→ **Input**:
+ + + + + + +

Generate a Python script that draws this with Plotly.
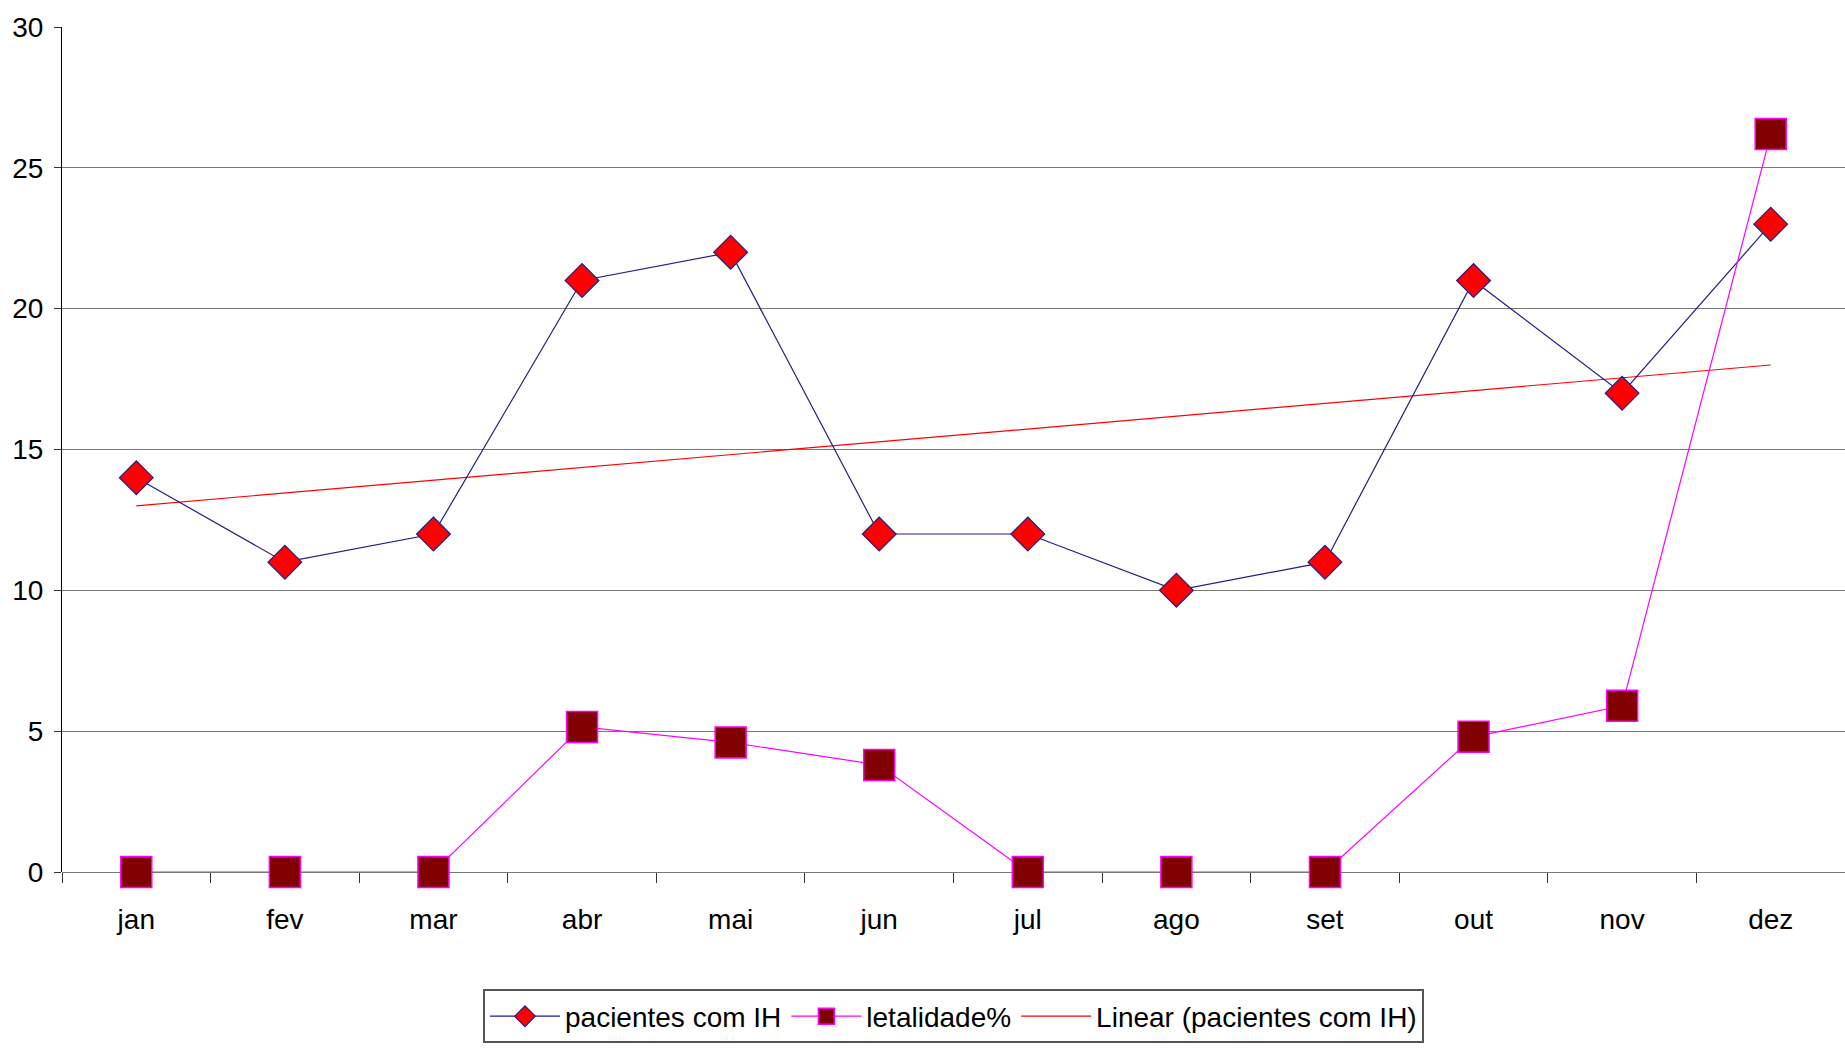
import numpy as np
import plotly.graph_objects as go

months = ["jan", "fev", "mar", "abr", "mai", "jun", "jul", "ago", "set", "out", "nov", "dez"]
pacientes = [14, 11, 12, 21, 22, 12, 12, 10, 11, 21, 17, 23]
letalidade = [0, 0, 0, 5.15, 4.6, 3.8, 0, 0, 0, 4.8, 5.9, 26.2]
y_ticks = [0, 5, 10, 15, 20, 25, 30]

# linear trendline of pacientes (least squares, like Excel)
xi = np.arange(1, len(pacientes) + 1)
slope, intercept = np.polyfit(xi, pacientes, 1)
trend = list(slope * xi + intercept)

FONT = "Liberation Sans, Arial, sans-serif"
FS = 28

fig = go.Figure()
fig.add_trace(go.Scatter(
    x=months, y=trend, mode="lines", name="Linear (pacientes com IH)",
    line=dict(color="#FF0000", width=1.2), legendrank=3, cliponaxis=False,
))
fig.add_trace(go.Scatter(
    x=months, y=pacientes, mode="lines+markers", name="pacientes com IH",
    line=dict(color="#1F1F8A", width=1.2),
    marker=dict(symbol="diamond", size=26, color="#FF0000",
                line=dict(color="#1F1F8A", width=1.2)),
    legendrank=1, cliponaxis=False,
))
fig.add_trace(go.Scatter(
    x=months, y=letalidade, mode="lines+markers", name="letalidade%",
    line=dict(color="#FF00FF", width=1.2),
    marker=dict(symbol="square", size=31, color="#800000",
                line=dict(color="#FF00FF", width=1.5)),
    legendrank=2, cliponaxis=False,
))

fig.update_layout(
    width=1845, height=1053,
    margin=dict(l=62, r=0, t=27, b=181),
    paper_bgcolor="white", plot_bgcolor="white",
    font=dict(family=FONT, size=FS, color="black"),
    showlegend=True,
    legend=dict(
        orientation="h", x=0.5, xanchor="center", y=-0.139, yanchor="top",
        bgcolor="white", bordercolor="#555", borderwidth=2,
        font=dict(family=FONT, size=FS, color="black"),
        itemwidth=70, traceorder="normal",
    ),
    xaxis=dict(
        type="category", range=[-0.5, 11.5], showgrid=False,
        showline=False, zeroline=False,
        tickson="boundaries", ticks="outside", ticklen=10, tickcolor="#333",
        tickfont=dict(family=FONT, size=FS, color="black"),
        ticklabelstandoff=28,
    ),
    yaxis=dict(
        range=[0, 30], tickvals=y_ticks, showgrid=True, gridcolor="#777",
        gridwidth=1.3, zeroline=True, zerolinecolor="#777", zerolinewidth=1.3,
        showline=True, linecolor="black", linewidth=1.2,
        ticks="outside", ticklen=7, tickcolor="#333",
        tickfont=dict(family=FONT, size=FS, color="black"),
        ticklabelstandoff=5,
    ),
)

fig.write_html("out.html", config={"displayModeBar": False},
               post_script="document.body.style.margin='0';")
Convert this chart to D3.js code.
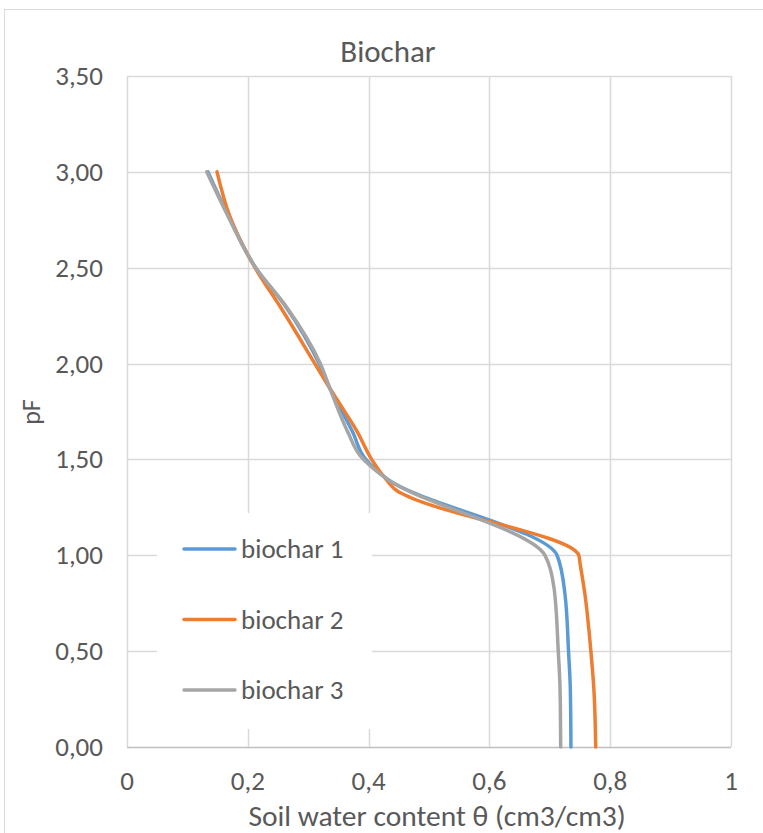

+ + + + + + +

Repeat all of the records verbatim, leaving out the pictures.

→ **Result below**:
Generate a Python script that draws this with Plotly.
import numpy as np
import plotly.graph_objects as go

months = ["jan", "fev", "mar", "abr", "mai", "jun", "jul", "ago", "set", "out", "nov", "dez"]
pacientes = [14, 11, 12, 21, 22, 12, 12, 10, 11, 21, 17, 23]
letalidade = [0, 0, 0, 5.15, 4.6, 3.8, 0, 0, 0, 4.8, 5.9, 26.2]
y_ticks = [0, 5, 10, 15, 20, 25, 30]

# linear trendline of pacientes (least squares, like Excel)
xi = np.arange(1, len(pacientes) + 1)
slope, intercept = np.polyfit(xi, pacientes, 1)
trend = list(slope * xi + intercept)

FONT = "Liberation Sans, Arial, sans-serif"
FS = 28

fig = go.Figure()
fig.add_trace(go.Scatter(
    x=months, y=trend, mode="lines", name="Linear (pacientes com IH)",
    line=dict(color="#FF0000", width=1.2), legendrank=3, cliponaxis=False,
))
fig.add_trace(go.Scatter(
    x=months, y=pacientes, mode="lines+markers", name="pacientes com IH",
    line=dict(color="#1F1F8A", width=1.2),
    marker=dict(symbol="diamond", size=26, color="#FF0000",
                line=dict(color="#1F1F8A", width=1.2)),
    legendrank=1, cliponaxis=False,
))
fig.add_trace(go.Scatter(
    x=months, y=letalidade, mode="lines+markers", name="letalidade%",
    line=dict(color="#FF00FF", width=1.2),
    marker=dict(symbol="square", size=31, color="#800000",
                line=dict(color="#FF00FF", width=1.5)),
    legendrank=2, cliponaxis=False,
))

fig.update_layout(
    width=1845, height=1053,
    margin=dict(l=62, r=0, t=27, b=181),
    paper_bgcolor="white", plot_bgcolor="white",
    font=dict(family=FONT, size=FS, color="black"),
    showlegend=True,
    legend=dict(
        orientation="h", x=0.5, xanchor="center", y=-0.139, yanchor="top",
        bgcolor="white", bordercolor="#555", borderwidth=2,
        font=dict(family=FONT, size=FS, color="black"),
        itemwidth=70, traceorder="normal",
    ),
    xaxis=dict(
        type="category", range=[-0.5, 11.5], showgrid=False,
        showline=False, zeroline=False,
        tickson="boundaries", ticks="outside", ticklen=10, tickcolor="#333",
        tickfont=dict(family=FONT, size=FS, color="black"),
        ticklabelstandoff=28,
    ),
    yaxis=dict(
        range=[0, 30], tickvals=y_ticks, showgrid=True, gridcolor="#777",
        gridwidth=1.3, zeroline=True, zerolinecolor="#777", zerolinewidth=1.3,
        showline=True, linecolor="black", linewidth=1.2,
        ticks="outside", ticklen=7, tickcolor="#333",
        tickfont=dict(family=FONT, size=FS, color="black"),
        ticklabelstandoff=5,
    ),
)

fig.write_html("out.html", config={"displayModeBar": False},
               post_script="document.body.style.margin='0';")
Convert this chart to D3.js code.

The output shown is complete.